• [Requirements] Seek out every line containing the word "this", and copy each.

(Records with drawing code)
········
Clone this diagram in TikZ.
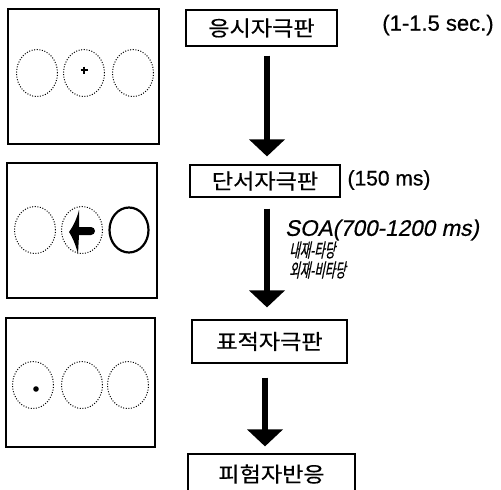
\documentclass[tikz,border=0pt]{standalone}
\usepackage{fontspec}
\setmainfont{Liberation Sans}
\newfontfamily\labfont[FakeBold=0.6]{Liberation Sans}
\newfontfamily\labitfont[FakeBold=0.6,FakeSlant=0.2]{Liberation Sans}
\newfontfamily\kr[FakeStretch=1.1,FakeBold=0.5]{Noto Sans CJK KR}
\newfontfamily\krit[FakeSlant=0.2,FakeStretch=0.6,FakeBold=0.6]{Noto Sans CJK KR}
\usetikzlibrary{arrows.meta,calc,shapes.geometric}
\begin{document}
\begin{tikzpicture}[x=1pt,y=-1pt,
  panel/.style={draw, line width=1.8pt, inner sep=0pt},
  stagebox/.style={draw, line width=1.2pt, inner sep=0pt, font=\kr\fontsize{21}{24}\selectfont},
  dotring/.style={draw=black, dash pattern=on 1pt off 1.6pt, line width=1pt, ellipse, inner sep=0pt, minimum width=41pt, minimum height=47pt},
  solidring/.style={draw, line width=2.2pt, ellipse, inner sep=0pt, minimum width=39pt, minimum height=45pt},
  bigarrow/.style={line width=6pt, -{Triangle[width=35pt,length=17pt]}},
  timelabel/.style={font=\labfont\fontsize{21}{24}\selectfont},
  condlabel/.style={anchor=west, inner sep=0pt, font=\krit\fontsize{19}{21}\selectfont}
]
\useasboundingbox (0,0) rectangle (501,490);
% left panels
\node[panel, minimum width=151pt, minimum height=135pt] (p1) at (83.5,76.5) {};
\node[panel, minimum width=150pt, minimum height=135pt] (p2) at (82,230.5) {};
\node[panel, minimum width=149pt, minimum height=129pt] (p3) at (80.5,382.5) {};
% panel 1 rings
\node[dotring] (r11) at (37,73) {};
\node[dotring] (r12) at (84,73) {};
\node[dotring] (r13) at (133,73) {};
\draw[line width=1.5pt] (80.5,70) -- (87.5,70) (84,66.5) -- (84,73.5);
% panel 2 rings
\node[dotring] (r21) at (35,230) {};
\node[dotring] (r22) at (82,230) {};
\node[solidring] (r23) at (129,230) {};
\fill (69,232) .. controls (74,225) and (77,218) .. (79,210)
  -- (79,227) -- (91,227) arc[start angle=-90,end angle=90,y radius=-4pt,x radius=4pt]
  -- (79,235) -- (78,254) .. controls (76,246) and (73,238) .. (69,232) -- cycle;
% panel 3 rings
\node[dotring] (r31) at (33,385) {};
\node[dotring] (r32) at (82,385) {};
\node[dotring] (r33) at (128,385) {};
\fill (36,389) circle[radius=2.8pt];
% stage boxes
\node[stagebox, minimum width=151pt, minimum height=36pt] (b1) at (261.5,28) {응시자극판};
\node[stagebox, minimum width=150pt, minimum height=32pt] (b2) at (265,181) {단서자극판};
\node[stagebox, minimum width=155pt, minimum height=43pt] (b3) at (269.5,341.5) {표적자극판};
\node[stagebox, minimum width=167pt, minimum height=40pt] (b4) at (271.5,474) {피험자반응};
% arrows
\draw[bigarrow] ([xshift=5.5pt,yshift=-9pt]b1.south) -- ([xshift=2pt,yshift=8pt]b2.north);
\draw[bigarrow] ([xshift=2pt,yshift=-11pt]b2.south) -- ([xshift=-2.5pt,yshift=12pt]b3.north);
\draw[bigarrow] ([xshift=-4.5pt,yshift=-14pt]b3.south) -- ([xshift=-6.5pt,yshift=7pt]b4.north);
% labels
\node[timelabel, font=\labfont\fontsize{22}{25}\selectfont] (t1) at (438,25) {(1-1.5 sec.)};
\node[timelabel] (t2) at (389,180) {(150 ms)};
\node[timelabel, font=\labitfont\fontsize{22.5}{26}\selectfont] (soa) at (382,230) {SOA(700-1200 ms)};
\node[condlabel] (c1) at (289,250) {내재-타당};
\node[condlabel] (c2) at (289,270) {외재-비타당};
\end{tikzpicture}
\end{document}
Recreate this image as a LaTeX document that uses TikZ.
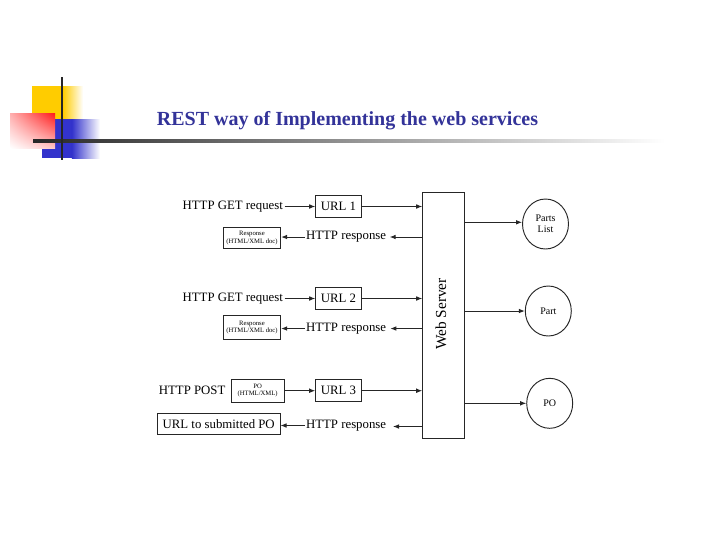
\documentclass[tikz,border=0pt]{standalone}
\usepackage{fontspec}
\setmainfont{Liberation Serif}
\usetikzlibrary{arrows.meta,shapes.geometric,shadings}
\definecolor{titleblue}{RGB}{51,51,153}
\definecolor{decoyellow}{RGB}{255,204,0}
\definecolor{decoblue}{RGB}{51,51,204}
\definecolor{decored}{RGB}{255,25,25}
\begin{document}
\begin{tikzpicture}[x=0.75pt,y=-0.75pt,
  lbl/.style={font=\fontsize{9.6}{11}\selectfont, inner sep=1pt},
  urlbox/.style={draw=black!85, line width=0.7pt, minimum width=34.2pt, minimum height=16.2pt, inner sep=0pt, font=\fontsize{9.6}{11}\selectfont},
  tinybox/.style={draw=black!85, line width=0.7pt, minimum width=43pt, minimum height=16pt, inner sep=0pt, align=center, font=\fontsize{5}{5.5}\selectfont},
  conn/.style={line width=0.7pt, draw=black!85, -{Latex[length=4.5pt,width=3.5pt]}},
  res/.style={ellipse, draw=black!85, line width=0.7pt, minimum width=34.5pt, minimum height=37.5pt, inner sep=0pt, align=center, font=\fontsize{7.5}{8.5}\selectfont}]
\useasboundingbox (0,0) rectangle (720,540);
\fill[white] (0,0) rectangle (720,540);
% decoration
\fill[decoyellow] (32,86) rectangle (63,120);
\shade[left color=decoyellow, right color=white] (62.9,86) rectangle (83,120);
\fill[decoblue] (42,119) rectangle (72,158);
\shade[left color=decoblue, right color=white] (71.9,119) rectangle (100,158);
\shade[upper left=decored!35, upper right=decored, lower left=white, lower right=decored!25] (10,113) rectangle (55,148);
\shade[left color=black!85, right color=white] (33,139.8) rectangle (665,142.3);
\fill[black!85] (60.5,77) rectangle (63,160);
% title
\node[font=\fontsize{15}{18}\selectfont\bfseries, text=titleblue] (title) at (347.5,121) {REST way of Implementing the web services};
% server
\node[draw=black!85, line width=0.7pt, minimum width=31.5pt, minimum height=184.8pt, inner sep=0pt] (server) at (443.7,315.5) {};
\node[rotate=90, font=\fontsize{11.5}{13}\selectfont] (wslabel) at (441,314) {Web Server};
% resources
\node[res] (pl) at (545.5,224) {Parts\\List};
\node[res] (part) at (548.3,311) {Part};
\node[res] (po) at (549.7,403.3) {PO};
% group 1
\node[urlbox] (url1) at (338.5,206.5) {URL 1};
\node[lbl, anchor=east] (req1) at (284.5,206.5) {HTTP GET request};
\node[tinybox] (resp1) at (252,238) {Response\\(HTML/XML doc)};
\node[lbl, anchor=west] (hr1) at (304.5,237) {HTTP response};
% group 2
\node[urlbox] (url2) at (338.5,298.5) {URL 2};
\node[lbl, anchor=east] (req2) at (284.5,298.5) {HTTP GET request};
\node[tinybox, minimum height=18pt] (resp2) at (252,327.5) {Response\\(HTML/XML doc)};
\node[lbl, anchor=west] (hr2) at (304.5,328.5) {HTTP response};
% group 3
\node[lbl, anchor=east] (post) at (227,390.7) {HTTP POST};
\node[urlbox] (url3) at (338.5,390.7) {URL 3};
\node[tinybox, minimum width=40pt, minimum height=17.5pt] (pobox) at (257.7,390.7) {PO\\(HTML/XML)};
\node[draw=black!85, line width=0.7pt, minimum width=92pt, minimum height=16.3pt, inner sep=0pt, font=\fontsize{9.6}{11}\selectfont] (subm) at (218.7,424) {URL to submitted PO};
\node[lbl, anchor=west] (hr3) at (304.5,425.5) {HTTP response};
% connectors
\draw[conn] (req1.east) -- (url1.west);
\draw[conn] (url1.east) -- (url1.east -| server.west);
\draw[conn] (server.west |- hr1.east) -- ([xshift=1.5pt]hr1.east);
\draw[conn] (hr1.west) -- (hr1.west -| resp1.east);
\draw[conn] (req2.east) -- (url2.west);
\draw[conn] (url2.east) -- (url2.east -| server.west);
\draw[conn] (server.west |- hr2.east) -- ([xshift=2pt]hr2.east);
\draw[conn] (hr2.west) -- (hr2.west -| resp2.east);
\draw[conn] (pobox.east) -- (url3.west);
\draw[conn] (url3.east) -- (url3.east -| server.west);
\draw[conn] ([yshift=-0.75pt]server.west |- hr3.east) -- ([xshift=4pt,yshift=-0.75pt]hr3.east);
\draw[conn] (hr3.west) -- (hr3.west -| subm.east);
\draw[conn] (server.east |- 0,222.3) -- (pl.west |- 0,222.3);
\draw[conn] (server.east |- part.west) -- (part.west);
\draw[conn] (server.east |- po.west) -- (po.west);
\end{tikzpicture}
\end{document}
········
• [Solution]
Clone this diagram in TikZ.
Recreate this image as a LaTeX document that uses TikZ.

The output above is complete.